Apache Hadoop has been considered as one of the newer and one of the best technologies designed to extract meaning out of "Big Data".
Hadoop was created by Doug Cutting, who named it after his son's toy elephant. It is a library of open source software used to create a distributed computing environment.
Although it has been a long time since Hadoop came into existent, many people still have misconceptions that need to be corrected.
Let's look at some of the most common myths about Hadoop and big data that companies should know before committing to a Hadoop project.
People have an assumption that Hadoop is a singular product, but it is actually made up of multiple products.
"Hadoop is the brand name of a family of open source products; those products are incubated and administered by Apache software."
When people typically think of Hadoop, they think of its Hadoop Distributed File System (HDFS), which is a foundation for other products, similar to MapReduce.
Myth-2: Hadoop is only about data volume.
Some people think Hadoop as technology designed for high volumes of data, but Hadoop's real value is its power to handle diverse data.
Theoretically, HDFS can manage the storage and access of any data type as long as you can put the data in a file and copy that file into HDFS. But the main advantage of Hadoop is the ability to analyze and extract meaningful information from the huge data volume.
Myth-3: All the components of Hadoop are open source only.
Apache Hadoop's open-source software library is available from Apache Software Foundation and can be downloaded for free from apache.org.
But vendors like IBM, Cloudera and EMC Greenplum have also made Hadoop available through special distribution.
Those distributions tend to come with added features such as administrative tools not offered by Apache Hadoop as well as support and maintenance.
A handful of vendors also offer their own non-Hadoop-based implementations of MapReduce.
Myth-4: Hadoop is the only answer to "Big Data".
Big Data and Hadoop have become synonyms but Hadoop is not the only answer to Big Data.
In fact some companies were working on Big Data even before Hadoop exists. There are other for Big Data too like Teradata, Vertica etc.
Myth-5: HDFS is the database management system of Hadoop.
Hadoop is mainly a distributed file system and it does not have the capabilities of database management system (DBMS) such as indexing, random access to data, support for standard SQL, and query optimization.
To get minimal DBMS functionality, we can use HBase and Hive on top of HDFS.
Myth-6: Hive is nothing but SQL based tool.
Hive is SQL-based tool. This means that people who are efficient in SQL can quickly learn Hive. But this does not solve the compatibility issues with SQL-based tools.
In future, Hadoop might support standard SQL and SQL-based tools. But currently it does not.
Myth-7: MapReduce is an integral part of HDFS.
MapReduce was developed by Google before HDFS existed. Although HDFS and MapReduce is a good combination, both can be used independently.
Some vendors such as MapR are creating variations of MapReduce that do not need HDFS. Some users deploy HDFS with Hive or HBase, but not MapReduce.

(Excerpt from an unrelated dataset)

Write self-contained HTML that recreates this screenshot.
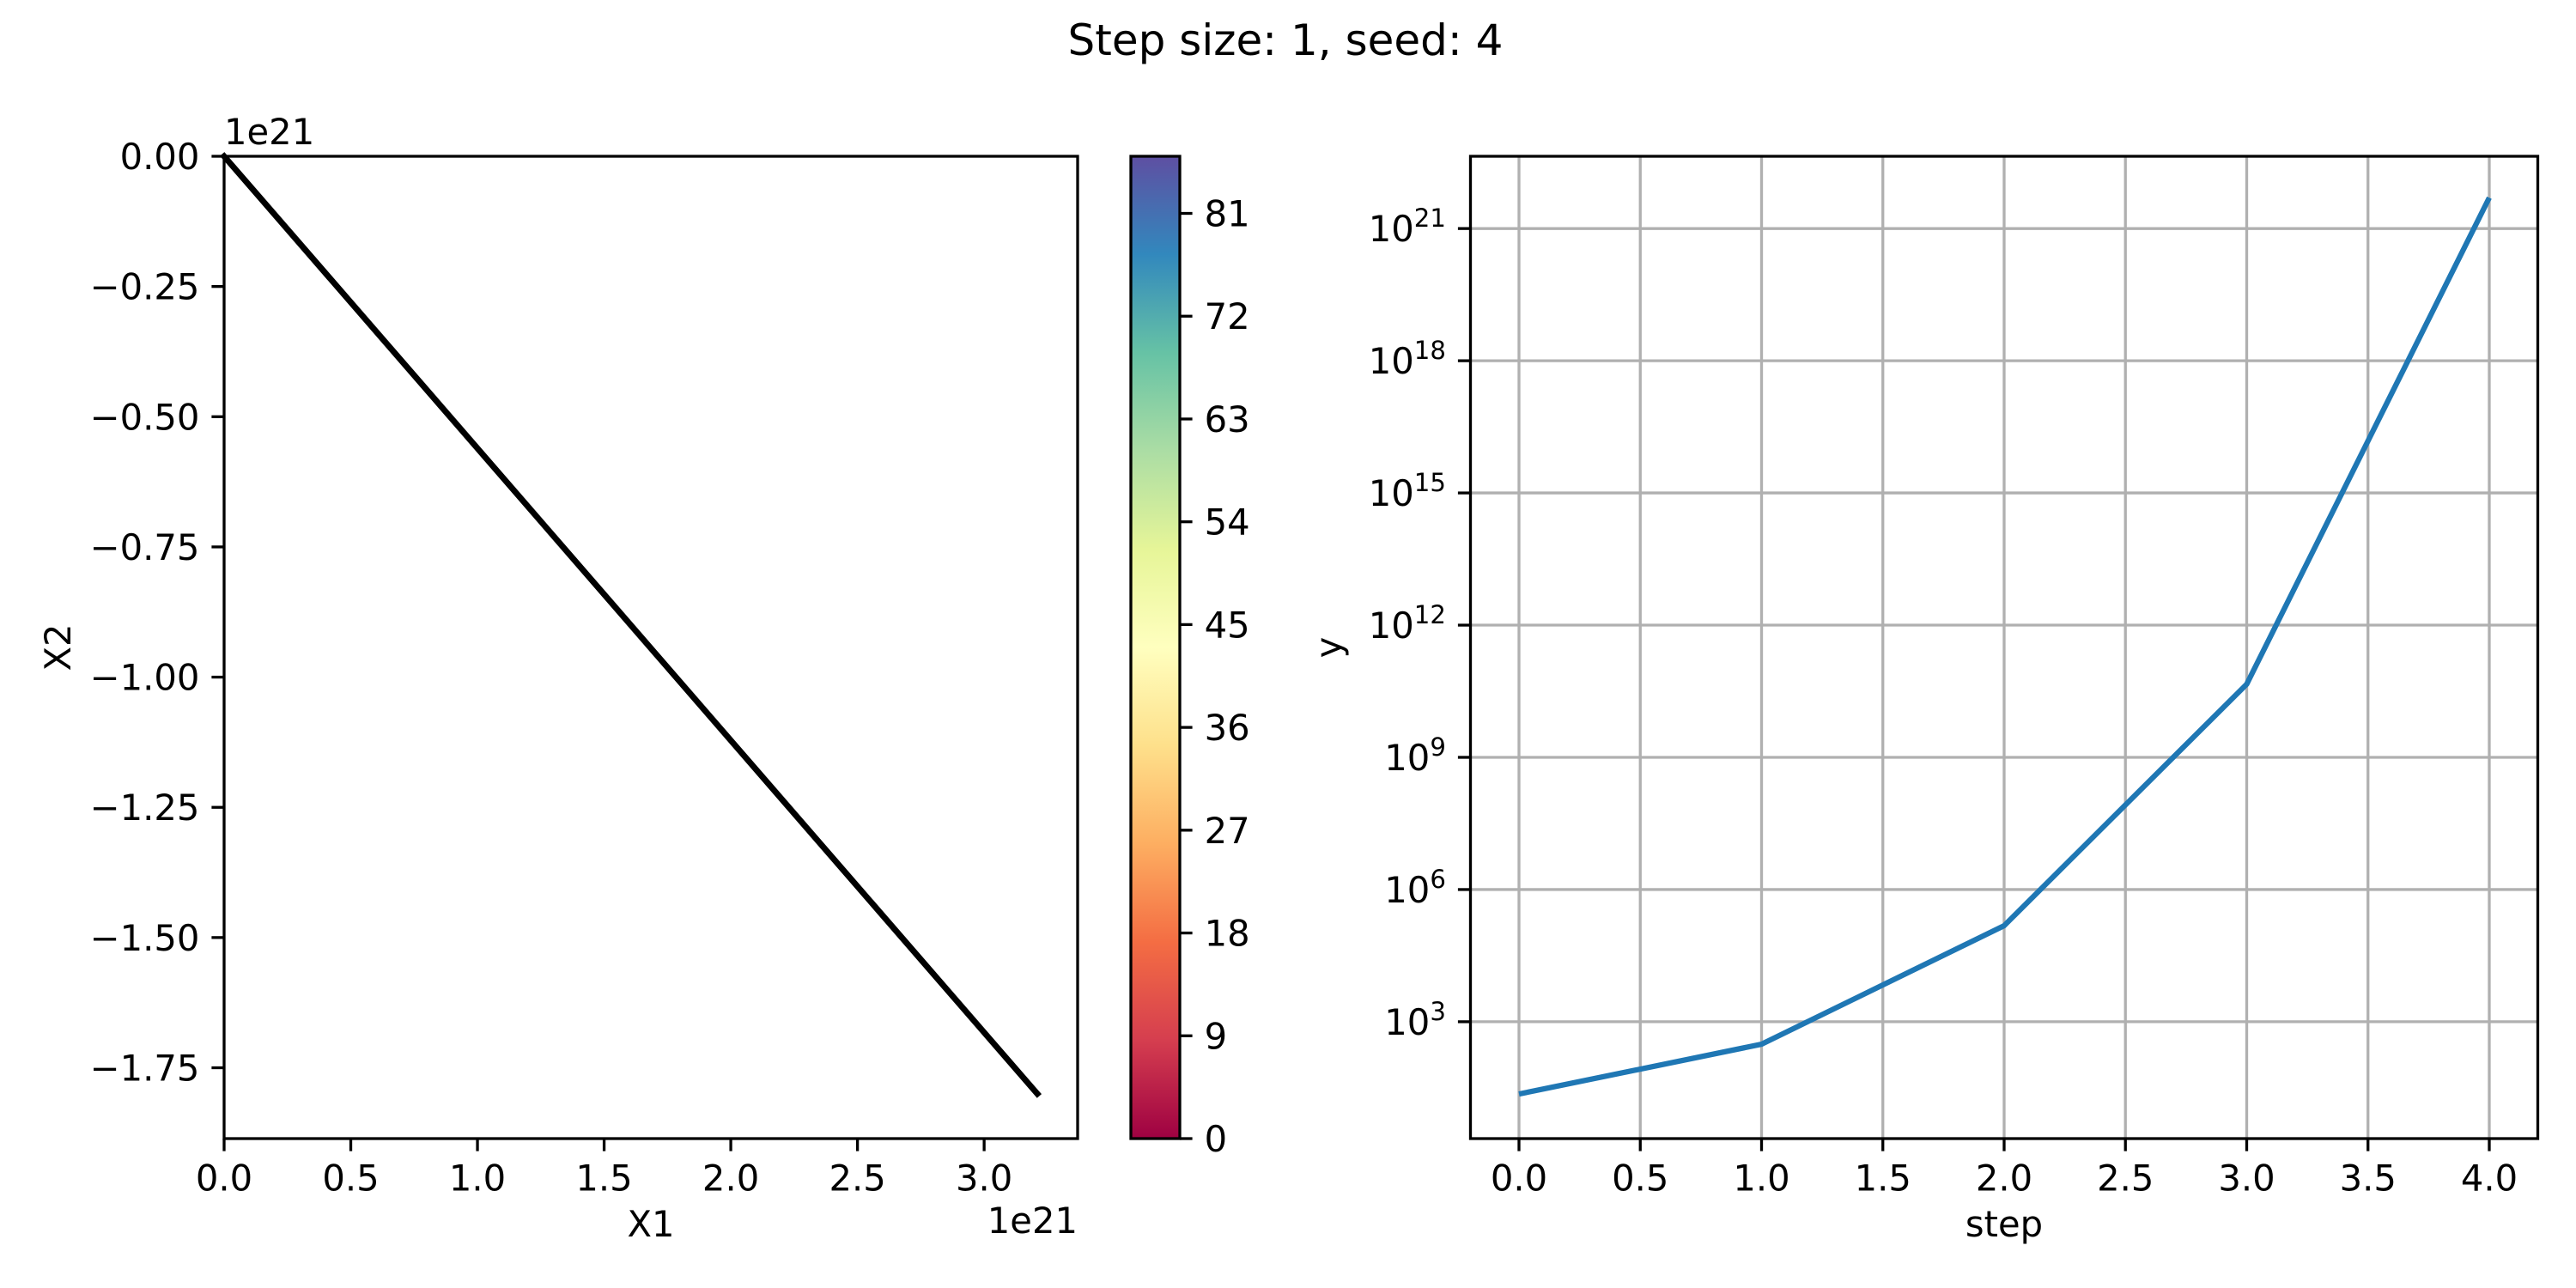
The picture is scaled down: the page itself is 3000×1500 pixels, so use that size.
<!DOCTYPE html>
<html><head><meta charset="utf-8"><style>
html,body{margin:0;padding:0;background:#fff}
svg{display:block;font-family:"DejaVu Sans","Liberation Sans",sans-serif}
</style></head><body>
<svg id="fig" xmlns="http://www.w3.org/2000/svg" width="3000" height="1500" viewBox="0 0 3000 1500">
<defs>
<linearGradient id="spectral" x1="0" y1="1" x2="0" y2="0">
<stop offset="0" stop-color="#9e0142"/><stop offset="0.1" stop-color="#d53e4f"/><stop offset="0.2" stop-color="#f46d43"/><stop offset="0.3" stop-color="#fdae61"/><stop offset="0.4" stop-color="#fee08b"/><stop offset="0.5" stop-color="#ffffbf"/><stop offset="0.6" stop-color="#e6f598"/><stop offset="0.7" stop-color="#abdda4"/><stop offset="0.8" stop-color="#66c2a5"/><stop offset="0.9" stop-color="#3288bd"/><stop offset="1" stop-color="#5e4fa2"/>
</linearGradient>
</defs>
<text x="1497" y="64" font-size="50" text-anchor="middle">Step size: 1, seed: 4</text>
<g id="left"></g>
<g id="cbar"></g>
<g id="right"></g>
</svg>
<script>
// Left panel data (units of 1e21)
const trajX1 = [0, 3.21];
const trajX2 = [0, -1.80];
const leftXTicks = [0, 0.5, 1.0, 1.5, 2.0, 2.5, 3.0];
const leftXTickLabels = ["0.0","0.5","1.0","1.5","2.0","2.5","3.0"];
const leftYTicks = [0, -0.25, -0.5, -0.75, -1.0, -1.25, -1.5, -1.75];
const leftYTickLabels = ["0.00","\u22120.25","\u22120.50","\u22120.75","\u22121.00","\u22121.25","\u22121.50","\u22121.75"];
// Colorbar
const cbarTicks = [0, 9, 18, 27, 36, 45, 54, 63, 72, 81];
const cbarRange = [0, 86];
// Right panel data
const steps = [0, 1, 2, 3, 4];
const yLog10 = [1.36, 2.49, 5.18, 10.66, 21.70];
const rightXTicks = [0, 0.5, 1.0, 1.5, 2.0, 2.5, 3.0, 3.5, 4.0];
const rightXTickLabels = ["0.0","0.5","1.0","1.5","2.0","2.5","3.0","3.5","4.0"];
const rightYTickExps = [3, 6, 9, 12, 15, 18, 21];

const NS = "http://www.w3.org/2000/svg";
function mk(parent, tag, attrs, text){
  const e = document.createElementNS(NS, tag);
  for (const k in attrs) e.setAttribute(k, attrs[k]);
  if (text !== undefined) e.textContent = text;
  parent.appendChild(e); return e;
}
const FS = 41.7, TL = 14.6, LW = 3.3;

// ---------- Left panel ----------
const L = document.getElementById('left');
const lx0 = 261, lx1 = 1255, ly0 = 182, ly1 = 1326;
const lxMin = 0, lxMax = 3.369, lyMax = 0, lyMin = -1.886;
const lxs = v => lx0 + (v - lxMin) / (lxMax - lxMin) * (lx1 - lx0);
const lys = v => ly0 + (lyMax - v) / (lyMax - lyMin) * (ly1 - ly0);
let pts = trajX1.map((x,i)=>lxs(x)+','+lys(trajX2[i])).join(' ');
let tl = mk(L,'polyline',{points:pts,fill:'none',stroke:'#000','stroke-width':7,'stroke-linecap':'square'});


leftXTicks.forEach((t,i)=>{
  const x = lxs(t);
  let tk = mk(L,'line',{x1:x,y1:ly1,x2:x,y2:ly1+TL,stroke:'#000','stroke-width':LW});
  
  
  let lb = mk(L,'text',{x:x,y:ly1+TL+14+FS*0.76,'font-size':FS,'text-anchor':'middle'},leftXTickLabels[i]);
  
  
});
leftYTicks.forEach((t,i)=>{
  const y = lys(t);
  let tk = mk(L,'line',{x1:lx0-TL,y1:y,x2:lx0,y2:y,stroke:'#000','stroke-width':LW});
  
  
  let lb = mk(L,'text',{x:lx0-TL-14,y:y+15,'font-size':FS,'text-anchor':'end'},leftYTickLabels[i]);
  
  
});
let lf = mk(L,'rect',{x:lx0,y:ly0,width:lx1-lx0,height:ly1-ly0,fill:'none',stroke:'#000','stroke-width':LW});


let o1 = mk(L,'text',{x:lx0,y:168,'font-size':FS},'1e21');


let o2 = mk(L,'text',{x:lx1,y:1436,'font-size':FS,'text-anchor':'end'},'1e21');


let xl = mk(L,'text',{x:(lx0+lx1)/2,y:1440,'font-size':FS,'text-anchor':'middle'},'X1');


let yl = mk(L,'text',{x:82,y:(ly0+ly1)/2,'font-size':FS,'text-anchor':'middle',transform:'rotate(-90 82 '+((ly0+ly1)/2)+')'},'X2');



// ---------- Colorbar ----------
const C = document.getElementById('cbar');
const cx0 = 1317, cx1 = 1374;
const cys = v => ly1 - (v - cbarRange[0])/(cbarRange[1]-cbarRange[0])*(ly1-ly0);
let cr = mk(C,'rect',{x:cx0,y:ly0,width:cx1-cx0,height:ly1-ly0,fill:'url(#spectral)',stroke:'#000','stroke-width':LW});


cbarTicks.forEach(t=>{
  const y = cys(t);
  let tk = mk(C,'line',{x1:cx1,y1:y,x2:cx1+TL,y2:y,stroke:'#000','stroke-width':LW});
  
  
  let lb = mk(C,'text',{x:cx1+TL+14,y:y+15,'font-size':FS},String(t));
  
  
});

// ---------- Right panel ----------
const R = document.getElementById('right');
const rx0 = 1712.5, rx1 = 2955.5, ry0 = 182, ry1 = 1326;
const rxMin = -0.2, rxMax = 4.2, ryMin = 0.348, ryMax = 22.64;
const rxs = v => rx0 + (v - rxMin)/(rxMax-rxMin)*(rx1-rx0);
const rys = e => ry1 - (e - ryMin)/(ryMax-ryMin)*(ry1-ry0);
rightXTicks.forEach(t=>{
  const x = rxs(t);
  let g = mk(R,'line',{x1:x,y1:ry0,x2:x,y2:ry1,stroke:'#b0b0b0','stroke-width':LW});
  
  
});
rightYTickExps.forEach(e=>{
  const y = rys(e);
  let g = mk(R,'line',{x1:rx0,y1:y,x2:rx1,y2:y,stroke:'#b0b0b0','stroke-width':LW});
  
  
});
let rp = steps.map((s,i)=>rxs(s)+','+rys(yLog10[i])).join(' ');
let rl = mk(R,'polyline',{points:rp,fill:'none',stroke:'#1f77b4','stroke-width':6.25,'stroke-linejoin':'round'});


rightXTicks.forEach((t,i)=>{
  const x = rxs(t);
  let tk = mk(R,'line',{x1:x,y1:ry1,x2:x,y2:ry1+TL,stroke:'#000','stroke-width':LW});
  
  
  let lb = mk(R,'text',{x:x,y:ry1+TL+14+FS*0.76,'font-size':FS,'text-anchor':'middle'},rightXTickLabels[i]);
  
  
});
rightYTickExps.forEach(e=>{
  const y = rys(e);
  let tk = mk(R,'line',{x1:rx0-TL,y1:y,x2:rx0,y2:y,stroke:'#000','stroke-width':LW});
  
  
  let lb = mk(R,'text',{x:rx0-TL-14,y:y+15,'font-size':FS,'text-anchor':'end'});
  
  
  mk(lb,'tspan',{},'10');
  mk(lb,'tspan',{'font-size':FS*0.7,dy:-17},String(e));
});
let rf = mk(R,'rect',{x:rx0,y:ry0,width:rx1-rx0,height:ry1-ry0,fill:'none',stroke:'#000','stroke-width':LW});


let sx = mk(R,'text',{x:rxs(2),y:1440,'font-size':FS,'text-anchor':'middle'},'step');


let sy = mk(R,'text',{x:1562,y:(ry0+ry1)/2,'font-size':FS,'text-anchor':'middle',transform:'rotate(-90 1562 '+((ry0+ry1)/2)+')'},'y');


</script>
</body></html>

Myth-8: Hadoop is mainly used by Internet companies for analyzing Web logs and other Web data.
We get lot of news about how Internet companies use it for analyzing Web logs and other Web data, but other use cases exist.
Railroad companies are, for example, using sensors to detect unusually high temperatures on rail cars, which can signal an impeding failure.
Older analytic applications that need large data samples - such as customer base segmentation, fraud detection, and risk analysis - can benefit from the additional big data managed by Hadoop.
Myth-9: Hadoop is totally Free.
People think that Hadoop is open source so there is no cost involved at all. This is not true.
The lack of features such as administrative tools and support can create additional costs.
There is also the hardware cost of a Hadoop cluster or the real estate and the power it takes to make that cluster operational.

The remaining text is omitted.